Please print the lines between the one with "Output the component" and the one with "import * as", both ends included, exactly as written, with no pictures.

* **SOURCE DATA**:
++++++
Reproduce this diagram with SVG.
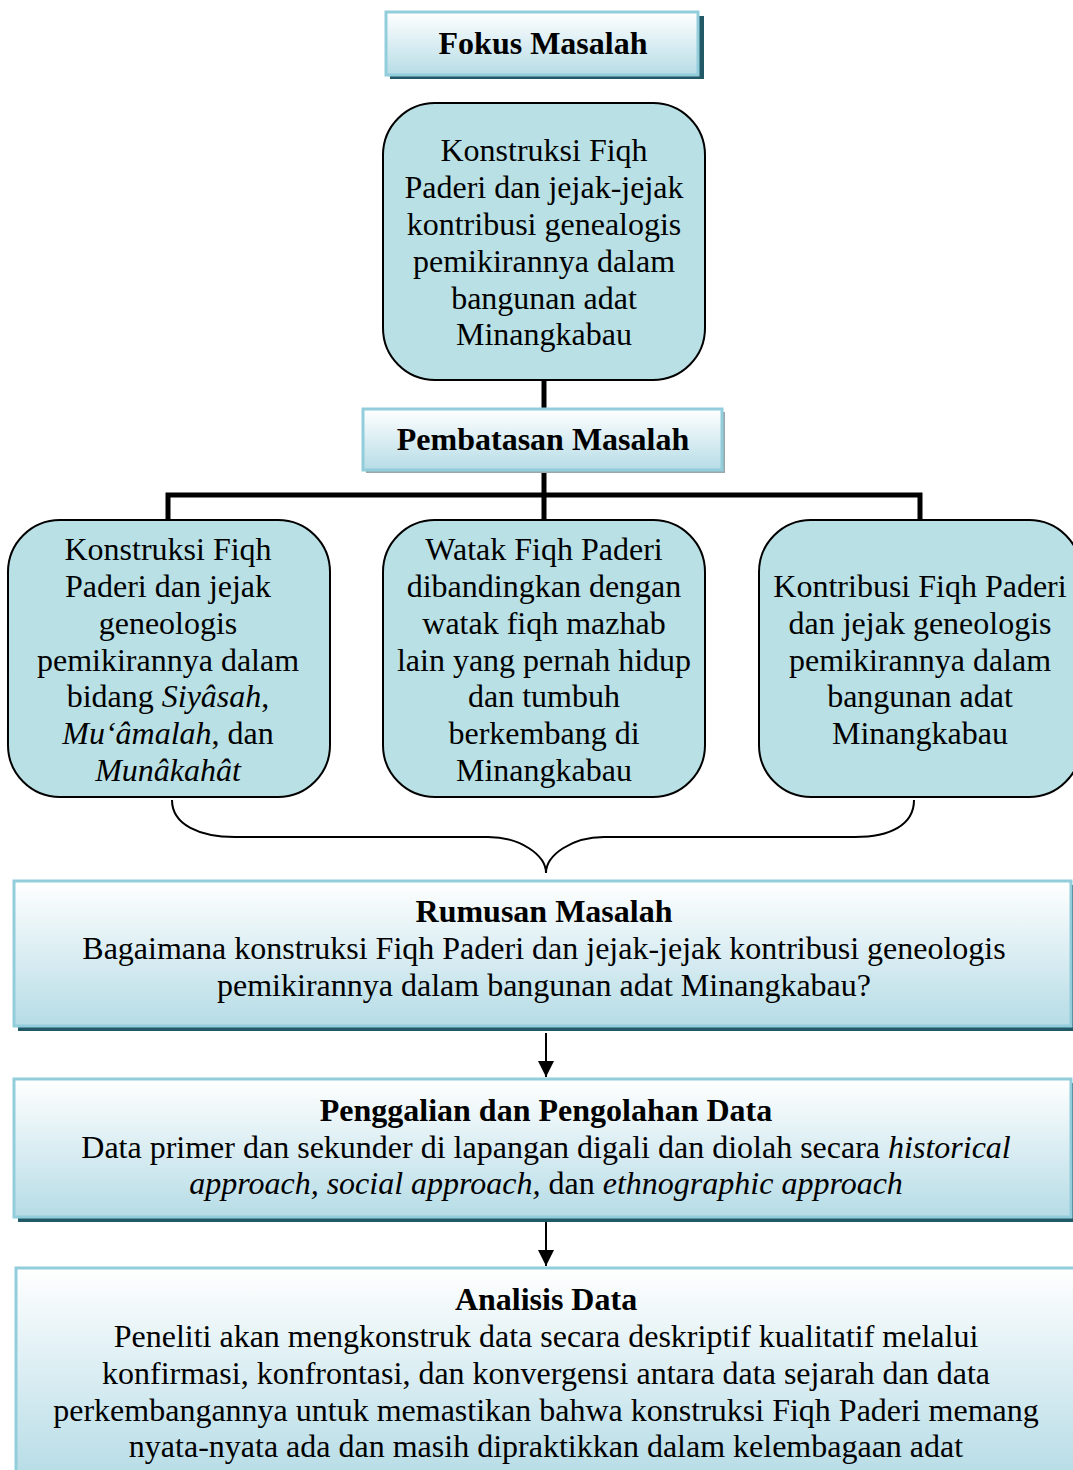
<svg xmlns="http://www.w3.org/2000/svg" width="1073" height="1470" viewBox="0 0 1073 1470">
<defs>
<linearGradient id="g" x1="0" y1="0" x2="0" y2="1">
<stop offset="0" stop-color="#ffffff"/>
<stop offset="1" stop-color="#b6dce6"/>
</linearGradient>
<marker id="ah" viewBox="0 0 10 10" refX="10" refY="5" markerWidth="16" markerHeight="16" markerUnits="userSpaceOnUse" orient="auto">
<path d="M0,0 L10,5 L0,10 z" fill="#000"/>
</marker>
</defs>
<style>
text{font-family:"Liberation Serif","Times New Roman",serif;font-size:32px;fill:#000;text-anchor:middle}
.b{font-weight:bold;font-size:32px}
.i{font-style:italic}
.hdr{fill:url(#g);stroke:#92cddc;stroke-width:3}
.sh{fill:#215967}
.shg{fill:#9aa7ab}
.rb{fill:#b9e0e5;stroke:#000;stroke-width:2}
.ln{stroke:#000;stroke-width:5;fill:none}
.th{stroke:#000;stroke-width:2;fill:none}
</style>
<g id="connectors">
<path class="ln" d="M544,380 V410"/>
<path class="ln" d="M544,470 V520 M168,520 V495 H920 V520"/>
<path class="th" d="M172,800 C172,825 200,837 235,837 H488 C520,837 546,855 546,873 C546,855 572,837 604,837 H855 C890,837 914,825 914,800"/>
<path class="th" d="M546,1033 V1077" marker-end="url(#ah)"/>
<path class="th" d="M546,1222 V1266" marker-end="url(#ah)"/>
</g>
<g id="fokus">
<rect class="sh" x="390" y="16" width="314" height="63"/>
<rect class="hdr" x="386" y="12" width="312" height="63"/>
<text class="b" x="543" y="54">Fokus Masalah</text>
</g>
<g id="fokus-isi">
<rect class="rb" x="383" y="103" width="322" height="277" rx="52"/>
<text x="544" y="161">Konstruksi Fiqh</text>
<text x="544" y="198">Paderi dan jejak-jejak</text>
<text x="544" y="235">kontribusi genealogis</text>
<text x="544" y="272">pemikirannya dalam</text>
<text x="544" y="309">bangunan adat</text>
<text x="544" y="345">Minangkabau</text>
</g>
<g id="pembatasan">
<rect class="shg" x="366" y="412" width="359" height="61"/>
<rect class="hdr" x="363" y="409" width="359" height="61"/>
<text class="b" x="543" y="450">Pembatasan Masalah</text>
</g>
<g id="batas1">
<rect class="rb" x="8" y="520" width="322" height="277" rx="52"/>
<text x="168" y="560">Konstruksi Fiqh</text>
<text x="168" y="597">Paderi dan jejak</text>
<text x="168" y="634">geneologis</text>
<text x="168" y="671">pemikirannya dalam</text>
<text x="168" y="707">bidang <tspan class="i">Siyâsah</tspan>,</text>
<text x="168" y="744"><tspan class="i">Mu‘âmalah</tspan>, dan</text>
<text x="168" y="781" class="i">Munâkahât</text>
</g>
<g id="batas2">
<rect class="rb" x="383" y="520" width="322" height="277" rx="52"/>
<text x="544" y="560">Watak Fiqh Paderi</text>
<text x="544" y="597">dibandingkan dengan</text>
<text x="544" y="634">watak fiqh mazhab</text>
<text x="544" y="671">lain yang pernah hidup</text>
<text x="544" y="707">dan tumbuh</text>
<text x="544" y="744">berkembang di</text>
<text x="544" y="781">Minangkabau</text>
</g>
<g id="batas3">
<rect class="rb" x="759" y="520" width="322" height="277" rx="52"/>
<text x="920" y="597">Kontribusi Fiqh Paderi</text>
<text x="920" y="634">dan jejak geneologis</text>
<text x="920" y="671">pemikirannya dalam</text>
<text x="920" y="707">bangunan adat</text>
<text x="920" y="744">Minangkabau</text>
</g>
<g id="rumusan">
<rect class="sh" x="18" y="885" width="1060" height="146"/>
<rect class="hdr" x="14" y="881" width="1057" height="145"/>
<text class="b" x="544" y="922">Rumusan Masalah</text>
<text x="544" y="959">Bagaimana konstruksi Fiqh Paderi dan jejak-jejak kontribusi geneologis</text>
<text x="544" y="996">pemikirannya dalam bangunan adat Minangkabau?</text>
</g>
<g id="penggalian">
<rect class="sh" x="18" y="1083" width="1060" height="139"/>
<rect class="hdr" x="14" y="1079" width="1057" height="138"/>
<text class="b" x="546" y="1121">Penggalian dan Pengolahan Data</text>
<text x="546" y="1158">Data primer dan sekunder di lapangan digali dan diolah secara <tspan class="i">historical</tspan></text>
<text x="546" y="1194"><tspan class="i">approach, social approach,</tspan> dan <tspan class="i">ethnographic approach</tspan></text>
</g>
<g id="analisis">
<rect class="hdr" x="16" y="1268" width="1060" height="210"/>
<text class="b" x="546" y="1310">Analisis Data</text>
<text x="546" y="1347">Peneliti akan mengkonstruk data secara deskriptif kualitatif melalui</text>
<text x="546" y="1384">konfirmasi, konfrontasi, dan konvergensi antara data sejarah dan data</text>
<text x="546" y="1421">perkembangannya untuk memastikan bahwa konstruksi Fiqh Paderi memang</text>
<text x="546" y="1457">nyata-nyata ada dan masih dipraktikkan dalam kelembagaan adat</text>
</g>
</svg>
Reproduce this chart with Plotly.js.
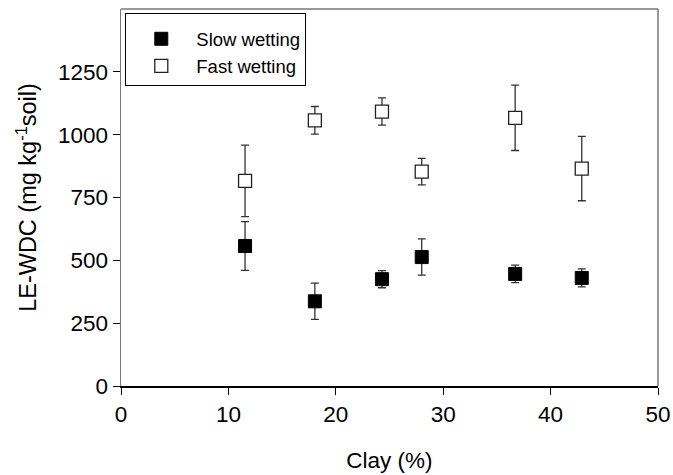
<!DOCTYPE html>
<html>
<head>
<meta charset="utf-8">
<script src="https://cdn.plot.ly/plotly-3.0.1.min.js"></script>
<style>html,body{margin:0;padding:0;background:#fff;}#chart{width:673px;height:475px;}</style>
</head>
<body>
<div id="chart"></div>
<script>
const clay = [11.55, 18.05, 24.3, 28.0, 36.7, 42.9];
const slowWetting = [557, 337, 425, 513, 446, 430];
const slowErr = [97, 72, 34, 72, 35, 36];
const fastWetting = [816, 1057, 1092, 853, 1067, 865];
const fastErr = [142, 55, 54, 53, 130, 128];
const seriesNames = ["Slow wetting", "Fast wetting"];

const errStyle = {color: "#333", thickness: 1.3, width: 4};

const traces = [
  {
    x: clay, y: fastWetting, type: "scatter", mode: "markers", name: seriesNames[1],
    marker: {symbol: "square", size: 13, color: "#fff", line: {color: "#222", width: 1.3}},
    error_y: Object.assign({type: "data", array: fastErr, visible: true}, errStyle)
  },
  {
    x: clay, y: slowWetting, type: "scatter", mode: "markers", name: seriesNames[0],
    marker: {symbol: "square", size: 13, color: "#000", line: {color: "#000", width: 1}},
    error_y: Object.assign({type: "data", array: slowErr, visible: true}, errStyle)
  }
];

const font = {family: "Liberation Sans, Arial, sans-serif", color: "#000"};

const layout = {
  width: 673, height: 475,
  margin: {l: 121, r: 15, t: 9, b: 89},
  paper_bgcolor: "#fff", plot_bgcolor: "#fff",
  font: Object.assign({size: 22}, font),
  showlegend: true,
  legend: {
    x: 0.008, y: 0.99, xanchor: "left", yanchor: "top",
    traceorder: "reversed",
    bordercolor: "#000", borderwidth: 1, bgcolor: "#fff",
    font: Object.assign({size: 18.5}, font),
    title: {text: " ", font: Object.assign({size: 5}, font)},
    itemwidth: 60
  },
  xaxis: {
    range: [0, 50], dtick: 10, tick0: 0,
    ticks: "outside", ticklen: 7, tickcolor: "#000", tickwidth: 1,
    showline: true, linecolor: "#000", linewidth: 1.5,
    showgrid: false, zeroline: false,
    tickfont: Object.assign({size: 22.5}, font),
    title: {text: "Clay (%)", font: Object.assign({size: 22.5}, font), standoff: 26}
  },
  yaxis: {
    range: [0, 1500], tickvals: [0, 250, 500, 750, 1000, 1250],
    ticks: "outside", ticklen: 7, tickcolor: "#000", tickwidth: 1,
    showline: true, linecolor: "#777", linewidth: 1.5,
    showgrid: false, zeroline: false,
    tickfont: Object.assign({size: 22.5}, font),
    title: {text: "LE-WDC (mg kg<sup>-1</sup>soil)", font: Object.assign({size: 23.5}, font), standoff: 14}
  },
  shapes: [
    {type: "line", xref: "paper", yref: "paper", x0: 0, x1: 1, y0: 1, y1: 1, line: {color: "#777", width: 1.5}},
    {type: "line", xref: "paper", yref: "paper", x0: 1, x1: 1, y0: 0, y1: 1, line: {color: "#777", width: 1.5}}
  ]
};

Plotly.newPlot("chart", traces, layout, {displayModeBar: false, staticPlot: true});
</script>
</body>
</html>
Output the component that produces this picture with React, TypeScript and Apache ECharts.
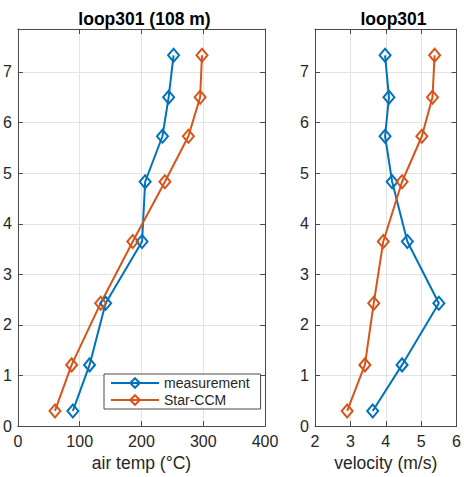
import React, { useEffect, useRef } from "react";
import * as echarts from "echarts";

const heights = [0.30, 1.21, 2.43, 3.65, 4.83, 5.73, 6.50, 7.33];
const measTemp = [89, 116, 142, 201, 206, 234, 244, 252];
const simTemp = [60, 87, 134, 186, 238, 276, 295, 298];
const measVel = [3.63, 4.46, 5.50, 4.61, 4.18, 3.98, 4.09, 3.98];
const simVel = [2.91, 3.41, 3.66, 3.93, 4.46, 5.02, 5.32, 5.38];
const seriesNames = ["measurement", "Star-CCM"];
const titles = ["loop301 (108 m)", "loop301"];
const xNames = ["air temp (°C)", "velocity (m/s)"];

const BLUE = "#0072BD";
const ORANGE = "#D95319";
const AXIS = "#4a4a4a";
const TEXT = "#262626";
const GRIDC = "#e3e3e3";
const FONT = "'Liberation Sans', Arial, Helvetica, sans-serif";

export default function App() {
  const ref = useRef<HTMLDivElement>(null);
  useEffect(() => {
    document.body.style.margin = "0";
    const chart = echarts.init(ref.current!, null, { renderer: "svg" });
    const grids = [
      { left: 14, top: 29, width: 251, height: 399 },
      { left: 315, top: 29, width: 147, height: 399 },
    ];
    const xr = [
      { min: 0, max: 400, interval: 100 },
      { min: 2, max: 6, interval: 1 },
    ];
    const nameGaps = [27, 21];
    const xAxes: any[] = [];
    const yAxes: any[] = [];
    grids.forEach((g, i) => {
      xAxes.push({
        type: "value",
        gridIndex: i,
        position: "bottom",
        ...xr[i],
        name: xNames[i],
        nameLocation: "middle",
        nameGap: nameGaps[i],
        nameTextStyle: { fontSize: 17.5, color: TEXT, fontFamily: FONT },
        axisLine: { show: true, onZero: false, lineStyle: { color: AXIS, width: 1 } },
        axisTick: { show: true, inside: true, length: 5, lineStyle: { color: AXIS } },
        axisLabel: { fontSize: 16, color: TEXT, margin: 7, fontFamily: FONT },
        splitLine: { show: true, lineStyle: { color: GRIDC, width: 1 } },
      });
      xAxes.push({
        type: "value",
        gridIndex: i,
        position: "top",
        ...xr[i],
        axisLine: { show: true, onZero: false, lineStyle: { color: AXIS, width: 1 } },
        axisTick: { show: true, inside: true, length: 5, lineStyle: { color: AXIS } },
        axisLabel: { show: false },
        splitLine: { show: false },
      });
      yAxes.push({
        type: "value",
        gridIndex: i,
        position: "left",
        min: 0,
        max: 7.85,
        interval: 1,
        axisLine: { show: true, onZero: false, lineStyle: { color: AXIS, width: 1 } },
        axisTick: { show: true, inside: true, length: 5, lineStyle: { color: AXIS } },
        axisLabel: {
          fontSize: 16,
          color: TEXT,
          margin: 6,
          fontFamily: FONT,
          showMaxLabel: false,
          formatter: (v: number) => (Number.isInteger(v) ? String(v) : ""),
        },
        splitLine: { show: true, lineStyle: { color: GRIDC, width: 1 } },
      });
      yAxes.push({
        type: "value",
        gridIndex: i,
        position: "right",
        min: 0,
        max: 7.85,
        interval: 1,
        axisLine: { show: true, onZero: false, lineStyle: { color: AXIS, width: 1 } },
        axisTick: { show: true, inside: true, length: 5, lineStyle: { color: AXIS } },
        axisLabel: { show: false },
        splitLine: { show: false },
      });
    });

    const mk = (name: string, color: string, xs: number[], axisIdx: number) => ({
      type: "line",
      name,
      xAxisIndex: axisIdx * 2,
      yAxisIndex: axisIdx * 2,
      data: xs.map((x, k) => [x, heights[k]]),
      color,
      symbol: "diamond",
      symbolSize: [11, 13],
      showSymbol: true,
      showAllSymbol: true,
      lineStyle: { color, width: 2 },
      itemStyle: { color: "rgba(255,255,255,0)", borderColor: color, borderWidth: 2 },
      emphasis: { disabled: true },
    });

    chart.setOption({
      animation: false,
      textStyle: { fontFamily: FONT },
      title: [
        {
          text: titles[0],
          left: 139.5,
          top: 5,
          textAlign: "center",
          textStyle: { fontSize: 17.5, fontWeight: "bold", color: "#000", fontFamily: FONT },
        },
        {
          text: titles[1],
          left: 388.5,
          top: 5,
          textAlign: "center",
          textStyle: { fontSize: 17.5, fontWeight: "bold", color: "#000", fontFamily: FONT },
        },
      ],
      grid: grids,
      xAxis: xAxes,
      yAxis: yAxes,
      legend: {
        orient: "vertical",
        left: 104,
        top: 374,
        data: seriesNames,
        itemWidth: 48,
        itemHeight: 12,
        itemGap: 3,
        padding: [2, 11, 2, 6],
        backgroundColor: "#fff",
        borderColor: AXIS,
        borderWidth: 1,
        borderRadius: 0,
        textStyle: { fontSize: 14, color: TEXT, fontFamily: FONT },
      },
      series: [
        mk(seriesNames[0], BLUE, measTemp, 0),
        mk(seriesNames[1], ORANGE, simTemp, 0),
        mk(seriesNames[0], BLUE, measVel, 1),
        mk(seriesNames[1], ORANGE, simVel, 1),
      ],
    });
    return () => chart.dispose();
  }, []);
  return (
    <div
      ref={ref}
      style={{ position: "fixed", left: 0, top: 0, width: 464, height: 477, background: "#fff" }}
    />
  );
}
++++++
* **OUTPUT BELOW**:
Output the component that produces this picture with React, TypeScript and Apache ECharts.
import React, { useEffect, useRef } from "react";
import * as echarts from "echarts";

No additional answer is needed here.